Myth 4: Only certain people homeschool
There used to be an idea that only certain people homeschooled their children. In the past mainly white middle-income families made up the largest percentage of homeschoolers. New statistics from a spring 2021 survey reported by Steven Duvall, PhD, HSLDA’s Director of Research, show that there is more diversity in homeschooling than ever before, stating that “the percent of White homeschool households in the spring of 2021 was 20.4, but Black, Hispanic, Asian, and Other families were 18.3, 18.2, 15.1, and 19.2, respectively.”
People of all races, socio-economic backgrounds, and marital statuses successfully homeschool their children.

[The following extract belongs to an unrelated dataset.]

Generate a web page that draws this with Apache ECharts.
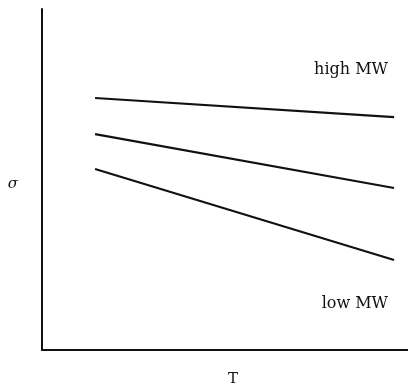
<!DOCTYPE html>
<html>
<head>
<meta charset="utf-8">
<script src="https://cdn.jsdelivr.net/npm/echarts@6/dist/echarts.min.js"></script>
<style>html,body{margin:0;padding:0;background:#fff}#c{width:408px;height:390px}</style>
</head>
<body>
<div id="c"></div>
<script>
var tValues = [14.5, 96.2];
var highMW = [73.9, 68.3];
var midMW = [63.3, 47.5];
var lowMW = [53.1, 26.4];
var xName = 'T';
var yName = 'σ';
var highLabel = 'high MW';
var lowLabel = 'low MW';

function pairs(ys) { return tValues.map(function (t, i) { return [t, ys[i]]; }); }
var lineStyle = { color: '#111', width: 2.2 };
function mk(name, ys) {
  return { name: name, type: 'line', data: pairs(ys), symbol: 'none', lineStyle: lineStyle, silent: true };
}
var chart = echarts.init(document.getElementById('c'));
chart.setOption({
  backgroundColor: '#fff',
  animation: false,
  grid: { left: 42, right: 0, top: 9, bottom: 40, outerBoundsMode: 'none', containLabel: false },
  xAxis: {
    type: 'value', min: 0, max: 100,
    name: xName, nameLocation: 'middle', nameGap: 22,
    nameTextStyle: { fontFamily: 'DejaVu Serif', fontSize: 15, color: '#111', padding: [0, 0, 0, 16] },
    axisLine: { show: true, lineStyle: { color: '#111', width: 2 } },
    axisTick: { show: false }, axisLabel: { show: false }, splitLine: { show: false }
  },
  yAxis: {
    type: 'value', min: 0, max: 100,
    name: yName, nameLocation: 'middle', nameGap: 24, nameRotate: 0,
    nameTextStyle: { fontFamily: 'DejaVu Serif', fontStyle: 'italic', fontSize: 15, color: '#111', verticalAlign: 'top', lineHeight: 10 },
    axisLine: { show: true, lineStyle: { color: '#111', width: 2 } },
    axisTick: { show: false }, axisLabel: { show: false }, splitLine: { show: false }
  },
  series: [mk('high', highMW), mk('mid', midMW), mk('low', lowMW)],
  graphic: [
    { type: 'text', right: 20, top: 62, style: { text: highLabel, fontFamily: 'DejaVu Serif', fontSize: 16, fill: '#111' } },
    { type: 'text', right: 20, top: 296, style: { text: lowLabel, fontFamily: 'DejaVu Serif', fontSize: 16, fill: '#111' } }
  ]
});
</script>
</body>
</html>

Homeschooling is truly for everyone!
Myth 5: Homeschool kids lack socialization opportunities
When we told family and friends that were going to be homeschooling our children, the first question most people asked us was, “But what about socialization?” The Merriam-Webster dictionary defines socialization as, “The process beginning during childhood by which individuals acquire the values, habits, and attitudes of a society.”
It seems that people are still laboring under the idea that home educated children never leave the house but instead stay indoors at their desk only interacting with their families. This couldn’t be further from the truth. Homeschooled students are out and about in their communities on a daily basis, playing sports, volunteering, hanging out at area parks, singing in choirs, playing instruments, participating in youth civic organizations, and working part-time jobs.
In fact, homeschooled children are often better socialized than their public schooled peers who spend their days mainly with people of their own age, while home educated students interact with people of a wide variety of ages and in a wide variety of social situations.
Myth 6: Homeschooling will solve all your problems
The truth is that while homeschooling is a wonderful lifestyle that can bring families closer together and build strong relationships between parents and children, it can’t solve all of the problems your children will face in their lives. Homeschooling is not a magical protection from the influences of the world, though we might wish it were.
Does this mean homeschooling isn’t worth doing? On the contrary, as I approach my thirtieth year of homeschooling, I would have to say it is the best thing that I have ever done with my life and I look forward to the next nine years of homeschooling my youngest son.